- BNB has shown strong resilience among high-cap altcoins, supported by rising on-chain demand.
- Could its expanding user base signal a shift in capital rotation toward BNB?
Binance Smart Chain’s [BSC] Q1 performance highlights increased on-chain demand as evidenced by a surge in transaction fees and network activity.
In fact, the chain recorded a 70% QoQ revenue growth, driven by heightened user engagement and DeFi expansion.
Meanwhile, its total value locked (TVL) reclaimed its early February peak of $6.82 billion, signaling renewed liquidity inflows.
Concurrently, Binance Coin [BNB] has remained one of the most resilient high-cap altcoins, bouncing nearly 6% from its $524 dip to around $558.42 at press time.
This uptick in TVL, coupled with increasing decentralized exchange (DEX) volume, points to potential capital rotation into BNB.
If this trend sustains, could BNB solidify its position as a key altcoin to watch in the coming months?
BSC’s on-chain engagement
According to the chart below, applications on BSC raked in approximately $170.2 million in fees during Q1 2025. Network fees serve as a key on-chain metric, often correlating with user adoption.
Notably, this stands in sharp contrast to Ethereum [ETH], where network fees have plunged to a five-year low, signaling a slowdown in transactional activity and capital deployment.
Price action further highlights this divergence. ETH closed Q1 with a 46% drawdown, whereas BNB demonstrated resilience, ending just 14% below its quarterly open of $702.
Despite this relative strength, both assets remain below pre-election levels, wiping out all post-election gains.

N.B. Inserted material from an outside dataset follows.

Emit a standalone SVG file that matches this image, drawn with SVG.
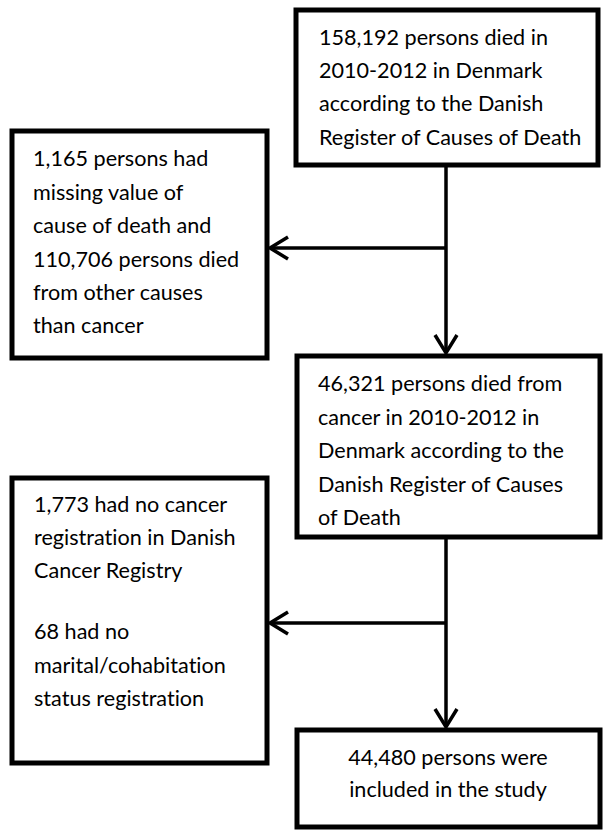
<svg xmlns="http://www.w3.org/2000/svg" width="606" height="831" viewBox="0 0 606 831">
  <style>
    .box { fill: #ffffff; stroke: #000000; stroke-width: 5; }
    .lbl { font-family: Lato, "Open Sans", "Liberation Sans", sans-serif; font-size: 21.6px; fill: #000000; font-variant-ligatures: none; }
    .ctr { text-anchor: middle; }
    .conn { fill: none; stroke: #000000; stroke-width: 3.5; }
  </style>
  <defs>
    <marker id="chev" markerUnits="userSpaceOnUse" viewBox="-22 -14 26 28" markerWidth="26" markerHeight="28" refX="0" refY="0" orient="auto">
      <path d="M-18,-11 L0,0 L-18,11" fill="none" stroke="#000000" stroke-width="3.5"/>
    </marker>
  </defs>

  <g id="connectors">
    <line class="conn" x1="446" y1="165" x2="446" y2="353" marker-end="url(#chev)"/>
    <line class="conn" x1="446" y1="248" x2="270" y2="248" marker-end="url(#chev)"/>
    <line class="conn" x1="446" y1="537" x2="446" y2="727" marker-end="url(#chev)"/>
    <line class="conn" x1="446" y1="623" x2="270" y2="623" marker-end="url(#chev)"/>
  </g>

  <g id="node-total">
    <rect class="box" x="296" y="10" width="302" height="155"/>
    <text class="lbl" x="319" y="45">158,192 persons died in</text>
    <text class="lbl" x="319" y="78">2010-2012 in Denmark</text>
    <text class="lbl" x="319" y="111">according to the Danish</text>
    <text class="lbl" x="319" y="145">Register of Causes of Death</text>
  </g>

  <g id="node-excluded-1">
    <rect class="box" x="12" y="131" width="255" height="227"/>
    <text class="lbl" x="33" y="166">1,165 persons had</text>
    <text class="lbl" x="33" y="200">missing value of</text>
    <text class="lbl" x="33" y="233">cause of death and</text>
    <text class="lbl" x="33" y="267">110,706 persons died</text>
    <text class="lbl" x="33" y="300">from other causes</text>
    <text class="lbl" x="33" y="333">than cancer</text>
  </g>

  <g id="node-cancer">
    <rect class="box" x="297" y="356" width="303" height="181"/>
    <text class="lbl" x="318" y="391">46,321 persons died from</text>
    <text class="lbl" x="318" y="425">cancer in 2010-2012 in</text>
    <text class="lbl" x="318" y="458">Denmark according to the</text>
    <text class="lbl" x="318" y="492">Danish Register of Causes</text>
    <text class="lbl" x="318" y="525">of Death</text>
  </g>

  <g id="node-excluded-2">
    <rect class="box" x="12" y="478" width="255" height="285"/>
    <text class="lbl" x="34" y="512">1,773 had no cancer</text>
    <text class="lbl" x="34" y="545">registration in Danish</text>
    <text class="lbl" x="34" y="578">Cancer Registry</text>
    <text class="lbl" x="34" y="639">68 had no</text>
    <text class="lbl" x="34" y="673">marital/cohabitation</text>
    <text class="lbl" x="34" y="706">status registration</text>
  </g>

  <g id="node-included">
    <rect class="box" x="297" y="730" width="303" height="97"/>
    <text class="lbl ctr" x="448" y="765">44,480 persons were</text>
    <text class="lbl ctr" x="448" y="797">included in the study</text>
  </g>
</svg>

The question now is whether BSC’s sustained outperformance in key network metrics can fuel another wave of BNB dominance in Q2.
BNB’s Q2 outlook
Capital rotation remains evident in the BNB/BTC pair, which has been on an upward trajectory since February.
Notably, in mid-March, Binance coin broke out against Bitcoin [BTC], reclaiming its early December highs – signaling sustained investor confidence.
In fact, this shift aligned with Bitcoin’s sharp correction over the same period. As BTC plunged from $100k to $78k, liquidity rotated into BNB, acting as a buffer against deeper losses.
The result? BTC posted an 11% drawdown, while BNB defied broader selling pressure with a 10% gain.
This sustained capital rotation underscores BNB’s resilience, especially as Ethereum and Solana posted multi-year lows against Bitcoin during Q1.
Unlike its rivals, BSC’s rising network fees and expanding DeFi ecosystem have bolstered BNB’s appeal during Bitcoin’s high-FUD periods.
With the RSI flashing a bullish divergence after being deeply oversold, the BNB/BTC pair could soon shift into the green. If this momentum holds, Binance coin might emerge as one of Q2’s standout performers.